After the ACLU filed a constitutional challenge to Section 215, US Attorney General John Ashcroft announced that the Justice Department had never actually used Section 215 to seize a library patron's books. This admission, of course, suggests what most of us knew all along: that giving the government access to your reading habits does not make you any safer. Only less free.

The false liberty-versus-safety dichotomy arises again when the government targets Muslims and people of Arab and South Asian descent on the basis of their ethnic and religious background. Under the Special Registration program instituted last year, more than 110,000 men ages 16 and older from 25 Middle Eastern and Muslim countries were required to report to the Immigration offices for photographing, fingerprinting, and interviews. What is less well known - because it has been so poorly publicized, including to the affected communities - is that these same men are required to register once again this year. They must do so within 10 days of the anniversary of their original registration date or else face criminal prosecution and deportation.

Although the government claims that the Special Registration program is a way to track men from countries with an active al-Qaeda presence, it is hard to imagine that anyone who intended to launch a terrorist attack would show up to be photographed and fingerprinted. The people who report for registration are those who seek to comply with the law. Special Registration does not make use safer.

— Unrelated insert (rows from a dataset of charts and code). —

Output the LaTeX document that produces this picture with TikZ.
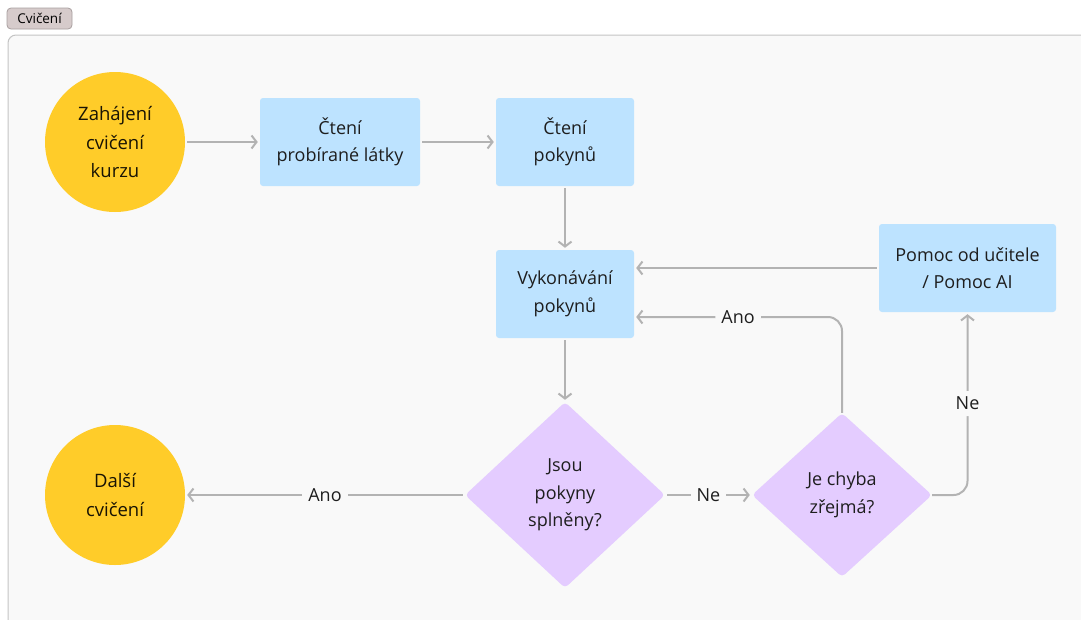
\documentclass[tikz,border=0pt]{standalone}
\usepackage{fontspec}
\setmainfont{Open Sans}
\usetikzlibrary{arrows.meta,shapes.geometric,calc}
\definecolor{bgc}{HTML}{F9F9F9}
\definecolor{framec}{HTML}{C4C4C4}
\definecolor{yel}{HTML}{FFCC29}
\definecolor{blu}{HTML}{BDE3FF}
\definecolor{pur}{HTML}{E4CCFF}
\definecolor{arrc}{HTML}{B3B3B3}
\definecolor{txt}{HTML}{1E1E1E}
\definecolor{tagc}{HTML}{D6CBCB}
\definecolor{tagb}{HTML}{A89F9F}
\begin{document}
\begin{tikzpicture}[x=1pt,y=-1pt,
  every node/.style={text=txt, font=\fontsize{18}{27.5}\selectfont},
  startc/.style={circle, fill=yel, minimum size=140pt, inner sep=0pt, align=center, font=\fontsize{18.5}{28.5}\selectfont, text=black!90!yel},
  boxc/.style={rectangle, rounded corners=3pt, fill=blu, minimum height=88pt, inner sep=0pt, align=center},
  dec/.style={diamond, fill=pur, rounded corners=4pt, inner sep=0pt, align=center},
  arr/.style={draw=arrc, line width=2pt, -{Straight Barb[length=5pt,width=13pt]}, shorten <=2pt, shorten >=2pt},
  lbl/.style={fill=bgc, inner sep=6pt, text=txt},
  tag/.style={draw=tagb, fill=tagc, rounded corners=4pt, line width=0.8pt, minimum width=65pt, minimum height=21pt, inner sep=0pt, font=\fontsize{13.5}{15}\selectfont, text=black}
]
\useasboundingbox (0,0) rectangle (1081,619);
\fill[white] (0,0) rectangle (1081,619);
\draw[framec, fill=bgc, line width=1pt, rounded corners=8pt] (8,35) rectangle (1100,650);
\node[tag] (tag) at (39.5,18.5) {Cvičení};

\node[startc] (s1) at (115,142) {Zahájení\\cvičení\\kurzu};
\node[boxc, minimum width=160pt] (b1) at (340,142) {Čtení\\probírané látky};
\node[boxc, minimum width=138pt] (b2) at (565,142) {Čtení\\pokynů};
\node[boxc, minimum width=138pt] (b3) at (565,294) {Vykonávání\\pokynů};
\node[boxc, minimum width=177pt] (b4) at (967.5,268) {Pomoc od učitele\\/ Pomoc AI};
\node[dec, minimum width=200pt, minimum height=186pt] (d1) at (565,495) {Jsou\\pokyny\\splněny?};
\node[dec, minimum width=180pt, minimum height=164pt] (d2) at (842,495) {Je chyba\\zřejmá?};
\node[startc] (s2) at (115,495) {Další\\cvičení};

\draw[arr] (s1) -- (b1);
\draw[arr] (b1) -- (b2);
\draw[arr] (b2) -- (b3);
\draw[arr] (b3) -- (d1);
\draw[arr] (d1) -- node[lbl]{Ano} (s2);
\draw[arr] (d1) -- node[lbl]{Ne} (d2);
\draw[arr, rounded corners=14pt, shorten <=0pt] (d2.north) |- node[lbl, pos=0.75]{Ano} ($(b3.east)+(0,23)$);
\draw[arr, rounded corners=14pt, shorten <=0pt] (d2.east) -| node[lbl, pos=0.75]{Ne} (b4.south);
\draw[arr] (b4.west) -- (b4.west -| b3.east);
\end{tikzpicture}
\end{document}
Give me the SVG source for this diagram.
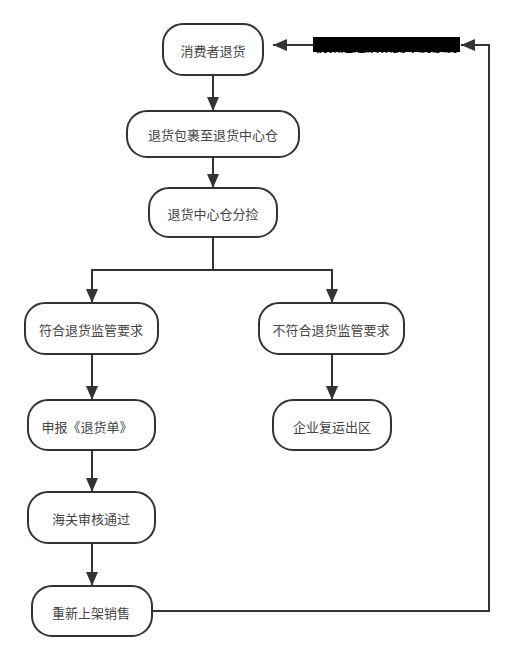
<svg xmlns="http://www.w3.org/2000/svg" width="514" height="661" viewBox="0 0 514 661">
<style>
.node rect{fill:#fff;stroke:#333;stroke-width:2}
.node text{font-family:"Noto Sans CJK SC","Noto Sans",sans-serif;font-size:13px;fill:#444;text-anchor:middle;dominant-baseline:central}
.conn path{fill:none;stroke:#333;stroke-width:2}
</style>
<defs>
<marker id="arr" markerUnits="userSpaceOnUse" markerWidth="14" markerHeight="12" refX="14" refY="6" orient="auto">
<path d="M0,0 L14,6 L0,12 z" fill="#333"/>
</marker>
</defs>
<rect width="514" height="661" fill="#fff"/>
<g class="conn" id="connectors">
<path d="M213,75 V111" marker-end="url(#arr)"/>
<path d="M213,157 V188" marker-end="url(#arr)"/>
<path d="M213,237 V270 H92 V303" marker-end="url(#arr)"/>
<path d="M213,270 H332 V303" marker-end="url(#arr)"/>
<path d="M92,354 V400" marker-end="url(#arr)"/>
<path d="M332,354 V400" marker-end="url(#arr)"/>
<path d="M92,450 V492" marker-end="url(#arr)"/>
<path d="M92,543 V586" marker-end="url(#arr)"/>
<path d="M152,611 H489 V45 H461" marker-end="url(#arr)"/>
<path d="M313,45 H273" marker-end="url(#arr)"/>
</g>
<g id="label-return">
<rect x="313" y="37" width="147" height="15" fill="#000"/>
<text x="386" y="45" font-family="Noto Sans CJK SC,sans-serif" font-size="13" font-weight="bold" fill="#000" text-anchor="middle" dominant-baseline="central">税款退还及恢复年度额度</text>
</g>
<g class="node" id="n1"><rect x="163" y="24" width="100" height="51" rx="20"/><text x="213" y="50">消费者退货</text></g>
<g class="node" id="n2"><rect x="127" y="111" width="172" height="46" rx="20"/><text x="213" y="134">退货包裹至退货中心仓</text></g>
<g class="node" id="n3"><rect x="149" y="188" width="128" height="49" rx="20"/><text x="213" y="213">退货中心仓分捡</text></g>
<g class="node" id="n4"><rect x="25" y="303" width="133" height="51" rx="20"/><text x="91" y="329">符合退货监管要求</text></g>
<g class="node" id="n5"><rect x="259" y="303" width="145" height="51" rx="20"/><text x="331" y="329">不符合退货监管要求</text></g>
<g class="node" id="n6"><rect x="28" y="400" width="127" height="50" rx="20"/><text x="87" y="426">申报《退货单》</text></g>
<g class="node" id="n7"><rect x="273" y="400" width="118" height="50" rx="20"/><text x="332" y="426">企业复运出区</text></g>
<g class="node" id="n8"><rect x="28" y="492" width="127" height="51" rx="20"/><text x="91" y="518">海关审核通过</text></g>
<g class="node" id="n9"><rect x="32" y="586" width="120" height="50" rx="20"/><text x="91" y="612">重新上架销售</text></g>
</svg>
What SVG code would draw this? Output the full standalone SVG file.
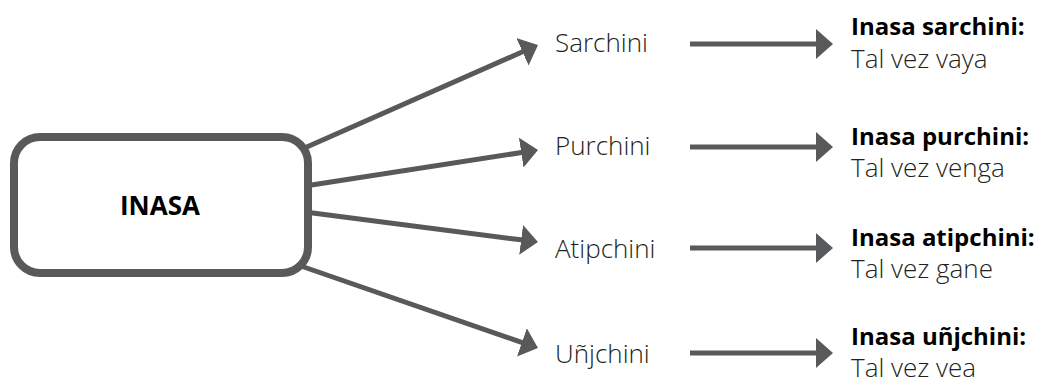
<svg xmlns="http://www.w3.org/2000/svg" width="1049" height="390" viewBox="0 0 1049 390">
<style>
.conn{stroke:#58595b;stroke-width:5;fill:none;marker-end:url(#ah)}
.box{fill:#fff;stroke:#58595b;stroke-width:8}
.main{font-family:"Open Sans","Liberation Sans",sans-serif;font-weight:700;font-size:26px;fill:#000}
.lbl{font-family:"Open Sans","Liberation Sans",sans-serif;font-weight:300;font-size:26px;fill:#231f20}
.hd{font-family:"Open Sans","Liberation Sans",sans-serif;font-weight:700;font-size:24px;fill:#000}
.sub{font-family:"Open Sans","Liberation Sans",sans-serif;font-weight:300;font-size:26px;fill:#231f20}
</style>
<defs>
<marker id="ah" markerUnits="userSpaceOnUse" markerWidth="20" markerHeight="32" refX="2" refY="15" orient="auto">
<path d="M0,0 L17,15 L0,30 Z" fill="#58595b"/>
</marker>
</defs>
<g id="connectors">
<line class="conn" x1="300" y1="150" x2="524.3" y2="51"/>
<line class="conn" x1="305" y1="186" x2="523.2" y2="152.3"/>
<line class="conn" x1="305" y1="212" x2="523.1" y2="240.1"/>
<line class="conn" x1="298" y1="265" x2="523.8" y2="343.1"/>
<line class="conn" x1="690" y1="44" x2="818" y2="44"/>
<line class="conn" x1="690" y1="147" x2="818" y2="147"/>
<line class="conn" x1="690" y1="248" x2="818" y2="248"/>
<line class="conn" x1="690" y1="353" x2="818" y2="353"/>
</g>
<g id="inasa">
<rect class="box" x="14" y="137" width="294" height="136" rx="26"/>
<text class="main" x="160" y="215" text-anchor="middle">INASA</text>
</g>
<g id="sarchini"><text class="lbl" x="555" y="52">Sarchini</text></g>
<g id="purchini"><text class="lbl" x="555" y="155">Purchini</text></g>
<g id="atipchini"><text class="lbl" x="555" y="258">Atipchini</text></g>
<g id="unjchini"><text class="lbl" x="555" y="363">Uñjchini</text></g>
<g id="res-sarchini"><text class="hd" x="851" y="35">Inasa sarchini:</text><text class="sub" x="851" y="68">Tal vez vaya</text></g>
<g id="res-purchini"><text class="hd" x="851" y="145">Inasa purchini:</text><text class="sub" x="851" y="177">Tal vez venga</text></g>
<g id="res-atipchini"><text class="hd" x="851" y="246">Inasa atipchini:</text><text class="sub" x="851" y="278">Tal vez gane</text></g>
<g id="res-unjchini"><text class="hd" x="851" y="345">Inasa uñjchini:</text><text class="sub" x="851" y="377">Tal vez vea</text></g>
</svg>
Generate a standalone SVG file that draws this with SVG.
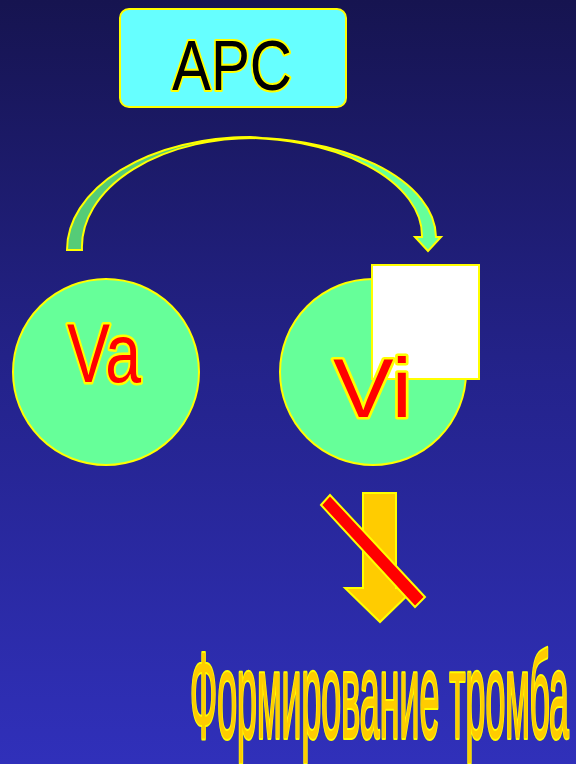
<svg xmlns="http://www.w3.org/2000/svg" width="576" height="764" viewBox="0 0 576 764">
<defs>
<linearGradient id="bg" x1="0" y1="0" x2="0" y2="1">
<stop offset="0" stop-color="#161450"/>
<stop offset="0.5" stop-color="#24238c"/>
<stop offset="1" stop-color="#3030ba"/>
</linearGradient>
<style>
.ol{stroke:#ffff00;stroke-width:2}
.node{fill:#66ff99;stroke:#ffff00;stroke-width:2}
.lbl{font-family:"Liberation Sans",Arial,sans-serif;paint-order:stroke;stroke:#ffff00;stroke-linejoin:round}
</style>
</defs>
<rect width="576" height="764" fill="url(#bg)"/>
<g id="apc">
<rect x="120" y="9" width="226" height="98" rx="9" fill="#66ffff" class="ol"/>
<text x="172" y="90" font-size="70" textLength="120" lengthAdjust="spacingAndGlyphs" fill="#000" stroke-width="4" class="lbl">APC</text>
</g>
<g id="connectors">
<path d="M67,250 A183,113 0 0 1 250,137 L262,138 A172,109 0 0 0 82,250 Z" fill="#55cc77" class="ol"/>
<path d="M232,138 A190,100 0 0 1 436,237 L441,237 L428,251 L415,237 L422,237 A180,98 0 0 0 232,138 Z" fill="#66ff99" class="ol"/>
</g>
<g id="va">
<circle cx="106" cy="372" r="93" class="node"/>
<text x="67" y="382" font-size="84" textLength="74" lengthAdjust="spacingAndGlyphs" fill="#ff0000" stroke-width="5" class="lbl">Va</text>
</g>
<g id="vi">
<circle cx="373" cy="372" r="93" class="node"/>
<rect x="372" y="265" width="107" height="114" fill="#ffffff" class="ol"/>
<text x="333" y="417" font-size="84" textLength="79" lengthAdjust="spacingAndGlyphs" fill="#ff0000" stroke-width="5" class="lbl">Vi</text>
</g>
<g id="blocked-arrow">
<polygon points="363,493 396,493 396,588 415,588 380,622 345,588 363,588" fill="#ffcc00" class="ol"/>
<polygon points="321,505 330,495 425,597 415,607" fill="#ff0000" class="ol"/>
</g>
<g id="result">
<text x="190" y="738" font-size="122" textLength="379" lengthAdjust="spacingAndGlyphs" fill="#ffcc00" stroke-width="4" class="lbl">Формирование тромба</text>
</g>
</svg>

Moreover, racial and ethnic profiling has been shown to be a failed law enforcement technique. Profiling did not work in the War on Drugs and it won't work in the War on Terror. If law enforcement focuses on race, ethnicity, or religion, terrorists who don't fit the profile will slip underneath their radar.

By targeting entire ethnic and religious communities, the government has revived the "guilt by association" approach to law enforcement that was used during two of the low points of our history -- the McCarthy black-listing era and the internment of the Japanese. Now, once again, our government would condemn thousands of people because of who they are, not what they have done, in the process violating fundamental notions of free speech, association, due process and equal protection.

This is bad law enforcement. Guilt by association silences entire communities and individuals who might, by dint of language, kinship, or other affiliations, have information that could be used to prevent another attack. Why not adopt a community policing model that would enable those with potentially useful information to come forward without fear that they would be "detained" as material witnesses or locked up for immigration violations?

History teaches that in times of national insecurity, there is a tendency to sacrifice Constitutional protections in the name of national security. This is our moment in history. So the next time someone asks you whether you are willing to sacrifice freedom in the name of security, ask them a few questions of your own.

Which rights are we being asked to give up and who decides? What is the connection to our security? What safeguards are in place to prevent abuse? And who among us would abandon this country's hard-won freedoms for a mere illusion of safety?